Teradata CTO: beyond the data science hype cycle

Teradata CTO Stephen Brobst spoke at the firm’s day #2 keynote to add more colour to the data and services firm’s stance on how we should be working with analytics and all aspects of the data warehouse today.

A process for data

Brobst explains the process through which we must now work with data — measure, understand, optimise, execute, automate… with one step logically following the next.

Talking about the fact that we used to call big data analytics this thing called ‘data mining’, Brobst says that, “A lot of organisations are still overwhelmed by the hairball of data.”

Incomplete & dirty data

You’d think that big data analytics would be helping us at this point… but the problem is that the hairball is actually getting bigger. The answer, it appears, is being able to use machine learning to help automate our way out of the hairball and actually start to work with data that is incomplete and dirty.

Machine learning is an automation of the model building process (for data crunching)… but 95% of machine learning implementation is still using linear regression i.e the same technologies we were using in the 1990s to perform data mining.

Part of this is okay though, because we don’t need a human to program the learning elements of the data model that we need to bring to bear upon our current use of big data.

Riding the hype cycle

Brobst bemoans the fact that Artificial Intelligence today is off the chart in terms of it being too high up on the hype cycle.

“But don’t get me wrong, the hype of AI is going to continue,” said Brobst.

This is of course because all those CEOs and CTOs out there want to now go on the record to claim that they are using some form of AI in the approach to data… in reality though, if we take Brobst’s words as gospel, they are failing to use the more refined and strategic elements of machine learning automation intelligence that can build contemporary data crunching models.

AI in the neural network

Brobst explains that now, AI is enjoying something of a resurgence because it is being propelled by deep learning.

Can machines think?


But let’s also consider Alan Turing’s variation on this question.

Can machines do what we (as thinking entities) can do?

Yes! (at least in some cases, anyway).

How is deep learning differnet?

Multiple layers in the neural network (with intermediate data representations) can facilitate dimensional reduction in the data workload…. we can then interpret both linear and non-linear relationships with our data… and then, ultimately, we are able to derive patterns from data with very high dimensionality.

Why is this important asks Brobst? Because we now want to build highly scalable data systems for big data crunching with advanced algorithms, advanced real time data streaming (often using GPUs with highly parallel computation power) and create what we eventually call operational business intelligence.

The data scientists emerges

“It also helps us work with sensor data in the Internet of Things. We now need to be able to handle more data and work at deeper layers of the data network in the data warehouse. All these things are converging along with the emergence of the role of the data scientist as a job function inside organisations,” said Brobst.

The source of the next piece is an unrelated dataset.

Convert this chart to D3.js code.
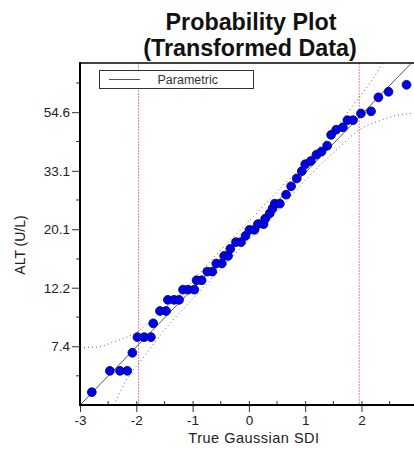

With a million process variables (as seen in many complex modern businesses) … it is very hard to use brute force data processing techniques. This, essentially, a key rationale and validation for why machine learning is forming part of our new approach to data analytics argues Teradata’s Brobst.

Compelling stuff? Yes… as a CTO who clearly takes data science very seriously and wants to clarify and explain how we will be using data engineering in the future, this is the kind of keynote we need more of (Brobst talked about data, programming and data models for an hour without mentioning “customers” once)… deep learning for sure.